«Поутру обнаружил: засорилась канализация. Вчера я не заметил, что плохо закрыл кран в кухне, и вода, вылившись из раковины, проникла в подвал. Чак Мооль хорошо перенес сырость, а вот чемоданы мои пострадали. Как на грех, день был будний, и я опоздал на работу».
«Наконец-то пришли приводить в порядок канализацию. Чемоданы покороблены. А у Чак Мооля на постаменте слой грязи».
«Проснулся в час ночи: послышалось, что кто-то страшно стонет. Подумал, не воры ли. Почудилось, да и только».
«Опять стоны по ночам. Кто стонет — в толк не возьму и нервничаю. В довершение всего снова канализация не в порядке: просочилась дождевая вода, и подвал затопило».
«Водопроводчик все не идет. Я в отчаянии. О коммунальном управлении лучше помолчим. Но чтобы дождевая вода не повиновалась своим трубам и пробиралась в подвал — такого еще не бывало! Ладно хоть стоны прекратились».
«Подвал осушили, а Чак Мооль весь в какой-то слизи. Вид у него зловещий: он сплошь покрылся жуткой зеленой сыпью. И только глаза остались каменными. Воскресенье потрачу на очистку от мха. Пепе советует мне, чтобы не страдать больше от этих водопроводных трагедий, переехать, снять квартиру в каком-нибудь доме, притом этажом повыше. Я знаю, этот мрачноватый домина в стиле эпохи Порфирио Диаса [221] для меня одного слишком велик, но я не могу покинуть его: это все, что я получил в наследство от родителей, и он дорог мне как память о них. Вряд ли мне доставит большое удовольствие жить в доме, где есть погребок с музыкальным автоматом, а в бельэтаже идет торговля обоями».
«Скоблил Чак Мооля шпателем, очищал от мха. Работа продолжалась больше часа: казалось, что мох въелся в камень навеки.

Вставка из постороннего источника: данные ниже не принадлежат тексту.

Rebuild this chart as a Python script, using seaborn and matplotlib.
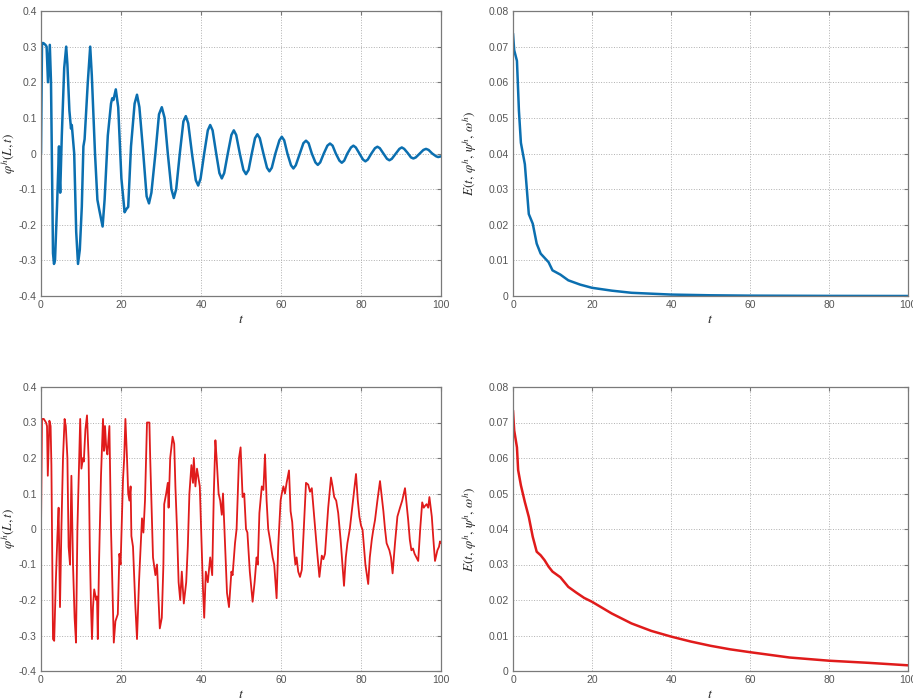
import numpy as np
import pandas as pd
import seaborn as sns
import matplotlib
matplotlib.use("Agg")
import matplotlib.pyplot as plt
from matplotlib.ticker import FuncFormatter

# blue run: phi^h(L,t)
blue_t = [0, 0.25, 0.6, 1.1, 1.4, 1.75, 2.2, 2.5, 3.0, 3.25, 3.5, 4.0, 4.5, 4.6, 4.8, 5.2, 5.8,
          6.3, 6.6, 7.1, 7.5, 7.7, 8.3, 8.8, 9.25, 9.7, 10.2, 10.6, 10.9, 11.7, 12.3, 12.7,
          13.5, 14.1, 14.6, 15.4, 15.9, 16.7, 17.5, 17.8, 18.1, 18.7, 19.3, 20.1, 20.9, 21.4,
          21.8, 22.5, 23.4, 24.0, 24.6, 25.5, 26.4, 27.0, 27.6, 28.6, 29.5, 30.2, 30.9, 31.7,
          32.6, 33.2, 33.8, 34.7, 35.6, 36.2, 36.8, 37.8, 38.7, 39.3, 39.9, 40.8, 41.7, 42.3,
          42.9, 43.8, 44.6, 45.2, 45.8, 46.7, 47.6, 48.2, 48.8, 49.7, 50.6, 51.25, 51.9, 52.7,
          53.5, 54.1, 54.7, 55.6, 56.5, 57.1, 57.7, 58.6, 59.6, 60.2, 60.8, 61.6, 62.5, 63.1,
          63.7, 64.7, 65.6, 66.25, 66.9, 67.7, 68.6, 69.2, 69.8, 70.7, 71.6, 72.25, 72.9, 73.7,
          74.6, 75.2, 75.8, 76.6, 77.5, 78.1, 78.7, 79.6, 80.5, 81.1, 81.7, 82.6, 83.5, 84.1,
          84.7, 85.6, 86.5, 87.1, 87.7, 88.7, 89.6, 90.2, 90.8, 91.7, 92.5, 93.1, 93.7, 94.7,
          95.6, 96.25, 96.9, 97.8, 98.8, 99.3, 100]
blue_phi = [0.0, 0.31, 0.31, 0.305, 0.30, 0.20, 0.305, 0.20, -0.28, -0.31, -0.30, -0.15, 0.02,
            -0.06, -0.11, 0.05, 0.24, 0.30, 0.25, 0.12, 0.07, 0.08, 0.0, -0.22, -0.31, -0.27,
            -0.15, 0.02, 0.04, 0.20, 0.30, 0.22, 0.0, -0.13, -0.16, -0.205, -0.13, 0.05, 0.14,
            0.155, 0.15, 0.18, 0.13, -0.07, -0.165, -0.155, -0.15, 0.02, 0.14, 0.165, 0.13, 0.01,
            -0.12, -0.14, -0.11, 0.0, 0.11, 0.13, 0.10, 0.0, -0.10, -0.125, -0.10, 0.0, 0.09,
            0.105, 0.085, -0.005, -0.075, -0.09, -0.07, 0.0, 0.065, 0.08, 0.065, 0.0, -0.055,
            -0.07, -0.055, 0.0, 0.052, 0.065, 0.052, 0.0, -0.046, -0.058, -0.046, 0.0, 0.043,
            0.054, 0.043, 0.0, -0.04, -0.05, -0.04, 0.0, 0.037, 0.047, 0.037, 0.0, -0.033,
            -0.042, -0.033, 0.0, 0.029, 0.036, 0.029, 0.0, -0.025, -0.032, -0.025, 0.0, 0.022,
            0.028, 0.022, 0.0, -0.02, -0.026, -0.02, 0.0, 0.017, 0.022, 0.017, 0.0, -0.017,
            -0.022, -0.017, 0.0, 0.015, 0.019, 0.015, 0.0, -0.015, -0.019, -0.015, 0.0, 0.013,
            0.017, 0.013, 0.001, -0.011, -0.014, -0.011, 0.0, 0.01, 0.013, 0.01, 0.0, -0.008,
            -0.010, -0.008]

# red run: phi^h(L,t)
red_t = [0, 0.25, 0.7, 1.25, 1.5, 1.7, 2.1, 2.4, 2.6, 3.0, 3.3, 3.7, 4.1, 4.4, 4.75, 5.1, 5.5,
         5.9, 6.2, 6.6, 6.9, 7.25, 7.6, 8.0, 8.4, 8.75, 9.1, 9.8, 10.1, 10.5, 10.7, 11.1, 11.5,
         11.9, 12.2, 12.5, 12.75, 13.0, 13.3, 13.8, 14.0, 14.2, 14.5, 15.0, 15.5, 15.75, 16.0,
         16.3, 16.6, 17.1, 17.5, 18.2, 18.6, 19.2, 19.6, 19.9, 20.5, 20.8, 21.1, 21.5, 21.8,
         22.1, 22.4, 22.6, 23.0, 23.6, 24.0, 24.5, 24.7, 25.25, 25.6, 26.0, 26.5, 27.1, 27.3,
         28.0, 28.6, 29.0, 29.7, 30.2, 30.6, 30.8, 31.3, 31.7, 31.9, 32.3, 32.9, 33.3, 33.6,
         34.0, 34.4, 34.8, 35.2, 35.7, 36.3, 36.7, 37.1, 37.6, 38.0, 38.2, 38.6, 39.0, 39.7,
         40.5, 40.8, 41.2, 41.7, 42.3, 42.8, 43.2, 43.6, 43.9, 44.4, 44.8, 45.2, 45.5, 46.5,
         47.0, 47.6, 47.9, 48.5, 48.9, 49.5, 49.9, 50.4, 50.8, 51.25, 51.6, 52.2, 52.9, 53.4,
         53.9, 54.2, 54.6, 55.2, 55.6, 56.0, 56.4, 56.8, 57.25, 57.9, 58.3, 58.9, 59.3, 59.9,
         60.2, 60.6, 61.0, 61.4, 62.0, 62.4, 62.8, 63.25, 63.6, 63.9, 64.3, 64.75, 65.2, 65.7,
         66.25, 66.8, 67.25, 67.7, 68.1, 68.5, 69.0, 69.6, 70.2, 70.6, 71.0, 71.8, 72.5, 72.9,
         73.3, 73.8, 74.3, 74.9, 75.75, 76.2, 76.6, 77.2, 77.7, 78.2, 78.75, 79.2, 79.6, 80.0,
         80.4, 81.1, 81.8, 82.2, 82.7, 83.1, 83.5, 84.1, 84.75, 85.2, 85.6, 86.0, 86.4, 87.1,
         87.5, 87.9, 88.5, 89.1, 89.75, 90.3, 91.0, 91.4, 91.8, 92.2, 92.6, 93.0, 93.4, 94.3,
         94.8, 95.3, 95.7, 96.0, 96.4, 96.8, 97.1, 97.7, 98.1, 98.5, 99.1, 99.5, 99.75, 100]
red_phi = [0.0, 0.31, 0.31, 0.30, 0.29, 0.15, 0.305, 0.29, 0.18, -0.31, -0.315, -0.15, -0.02,
           0.06, -0.22, 0.0, 0.2, 0.31, 0.29, 0.2, -0.05, -0.1, 0.15, -0.1, -0.25, -0.32, 0.0,
           0.31, 0.17, 0.2, 0.19, 0.28, 0.32, 0.2, -0.05, -0.22, -0.31, -0.22, -0.17, -0.2,
           -0.19, -0.31, -0.1, 0.15, 0.31, 0.22, 0.29, 0.23, 0.21, 0.29, 0.0, -0.32, -0.26,
           -0.24, -0.07, -0.1, 0.14, 0.2, 0.31, 0.2, 0.1, 0.08, 0.12, -0.02, -0.05, -0.22,
           -0.31, -0.15, -0.1, 0.03, -0.01, 0.08, 0.30, 0.30, 0.2, -0.08, -0.13, -0.1, -0.28,
           -0.25, -0.1, 0.07, 0.1, 0.13, 0.06, 0.2, 0.26, 0.24, 0.12, 0.0, -0.15, -0.2, -0.12,
           -0.21, -0.15, -0.05, 0.1, 0.18, 0.13, 0.2, 0.12, 0.17, 0.12, -0.17, -0.25, -0.12,
           -0.15, -0.08, -0.13, 0.1, 0.25, 0.2, 0.1, 0.08, 0.04, 0.1, -0.18, -0.22, -0.12,
           -0.13, -0.04, 0.0, 0.2, 0.23, 0.09, 0.1, 0.0, -0.01, -0.12, -0.205, -0.15, -0.08,
           -0.1, 0.045, 0.12, 0.11, 0.21, 0.08, 0.0, -0.03, -0.08, -0.1, -0.195, -0.05, 0.08,
           0.1, 0.12, 0.1, 0.13, 0.165, 0.05, 0.02, -0.06, -0.1, -0.08, -0.12, -0.135, -0.115,
           0.0, 0.13, 0.125, 0.105, 0.115, 0.06, 0.005, -0.06, -0.135, -0.075, -0.085, -0.07,
           0.06, 0.145, 0.12, 0.09, 0.08, 0.045, -0.03, -0.16, -0.08, -0.04, 0.0, 0.05, 0.1,
           0.155, 0.08, 0.035, 0.01, -0.003, -0.1, -0.155, -0.08, -0.03, 0.0, 0.025, 0.08,
           0.135, 0.09, 0.05, 0.0, -0.04, -0.06, -0.08, -0.125, -0.04, 0.035, 0.06, 0.08, 0.115,
           0.07, 0.025, -0.03, -0.06, -0.055, -0.07, -0.09, 0.0, 0.075, 0.06, 0.065, 0.07, 0.06,
           0.09, 0.035, -0.03, -0.09, -0.06, -0.05, -0.035, -0.04]

# energies
blue_e_t = [0, 0.3, 1, 1.5, 2, 3, 4, 5, 6, 7, 8, 9, 10, 12, 14, 17, 20, 25, 30, 40, 50, 60, 80, 100]
blue_e = [0.0737, 0.069, 0.066, 0.052, 0.043, 0.037, 0.023, 0.0203, 0.0147, 0.0119, 0.0107,
          0.0095, 0.0072, 0.006, 0.0044, 0.0032, 0.0023, 0.0015, 0.0009, 0.0004, 0.0002,
          0.0001, 0.00003, 0.0]
red_e_t = [0, 0.3, 1, 1.3, 2, 3, 4, 5, 6, 7, 8, 9, 10, 12, 14, 16, 18, 20, 25, 30, 35, 40, 45,
           50, 55, 60, 70, 80, 90, 100]
red_e = [0.0734, 0.0678, 0.063, 0.0566, 0.0523, 0.0476, 0.0434, 0.0378, 0.0336, 0.0326, 0.0312,
         0.0294, 0.028, 0.0264, 0.0237, 0.0221, 0.0206, 0.0195, 0.0162, 0.0134, 0.0113, 0.0097,
         0.0083, 0.0071, 0.0061, 0.0053, 0.0038, 0.0029, 0.0023, 0.0016]

blue = "#0b6fb0"
red = "#e01b1b"

sns.set_style("whitegrid")
plt.rcParams["font.family"] = ["Liberation Sans", "DejaVu Sans"]
plt.rcParams["mathtext.fontset"] = "stix"
plt.rcParams["axes.unicode_minus"] = False

fig = plt.figure(figsize=(9.13, 7.0), dpi=100)
W, H = 913, 700
boxes = [(41, 11, 400, 285), (513, 11, 395, 285), (41, 387, 400, 284), (513, 387, 395, 284)]
axs = [fig.add_axes([x / W, 1 - (y + h) / H, w / W, h / H]) for x, y, w, h in boxes]

phi_lab = r"$\varphi^{h}(L,t)$"
e_lab = r"$E(t,\,\varphi^{h},\,\psi^{h},\,\omega^{h})$"

sns.lineplot(x=blue_t, y=blue_phi, ax=axs[0], color=blue, linewidth=1.8)
sns.lineplot(x=blue_e_t, y=blue_e, ax=axs[1], color=blue, linewidth=1.8)
sns.lineplot(x=red_t, y=red_phi, ax=axs[2], color=red, linewidth=1.3)
sns.lineplot(x=red_e_t, y=red_e, ax=axs[3], color=red, linewidth=1.8)


def tick_fmt(v, p):
    v = round(v, 4)
    if abs(v) < 1e-9:
        return "0"
    return "%g" % v


fmt = FuncFormatter(tick_fmt)
for i, ax in enumerate(axs):
    ax.set_xlim(0, 100)
    ax.set_xticks([0, 20, 40, 60, 80, 100])
    if i % 2 == 0:
        ax.set_ylim(-0.4, 0.4)
        ax.set_yticks(np.round(np.arange(-0.4, 0.41, 0.1), 2))
        ax.set_ylabel(phi_lab, fontsize=9.5)
        ax.yaxis.set_label_coords(-0.058, 0.5)
    else:
        ax.set_ylim(0, 0.08)
        ax.set_yticks(np.round(np.arange(0, 0.081, 0.01), 3))
        ax.set_ylabel(e_lab, fontsize=9.5)
        ax.yaxis.set_label_coords(-0.085, 0.5)
    ax.xaxis.set_major_formatter(fmt)
    ax.yaxis.set_major_formatter(fmt)
    ax.set_xlabel(r"$t$", fontsize=10, labelpad=1)
    ax.grid(True, linestyle=":", color="#b0b0b0", linewidth=0.7)
    ax.tick_params(direction="in", length=3, labelsize=7.5, labelcolor="#555555",
                   color="#777777", top=True, right=True, pad=3)
    for s in ax.spines.values():
        s.set_color("#7a7a7a")
        s.set_linewidth(0.9)

fig.savefig("out.png", dpi=100)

Кончил только в шесть вечера. Было уже плохо видно, и, закончив работу, я стал проверять на ощупь, все ли счистил. И тут, каждый раз, как я проводил по камню рукою, он становился все мягче. Не хотелось этому верить, но камень чуть ли не в тесто какоето превратился. Лавочник из Лагунильи обвел меня вокруг пальца. Изваяние доколумбовских времен — чистый гипс, и сырость его окончательно доконает. Прикрыл тряпками; завтра, не дожидаясь, пока скульптура окончательно разрушится, я перенесу ее наверх».
«Тряпки нашел на полу. Невероятно. Я опять ощупываю Чак Мооля. Он снова затвердел, но каменным не стал. Тело его состоит — такое писать не хочется — из чего-то похожего на мясо, а когда сжимаешь его руки, то кажется, будто они резиновые. А еще кажется, что внутри этой откинувшейся назад фигуры что-то циркулирует... Ночью опять спустился вниз. Сомнений нет: у Чак Мооля на руках пушок».
«Такого со мною еще никогда не бывало. На службе стал путаться в делах, послал неподписанный платежный ордер, и директор сделал мне замечание. Был, кажется, невежлив с коллегами. Придется пойти к врачу: надо выяснить, что это — самовнушение, галлюцинации или, чего доброго, еще что-нибудь. А еще: придется избавиться от проклятого Чак Мооля».
До сих пор все было написано прежним, округлым и размашистым, почерком Филиберто, так хорошо мне знакомым по формулярам и докладным. Но запись от 25 августа кажется сделанной совсем другим человеком. Иногда можно подумать, что писал ребенок, старательно отделявший каждую букву от соседней; в других случаях это нервно нацарапанные, едва различимые знаки. Три дня — никаких записей, а затем рассказ продолжается.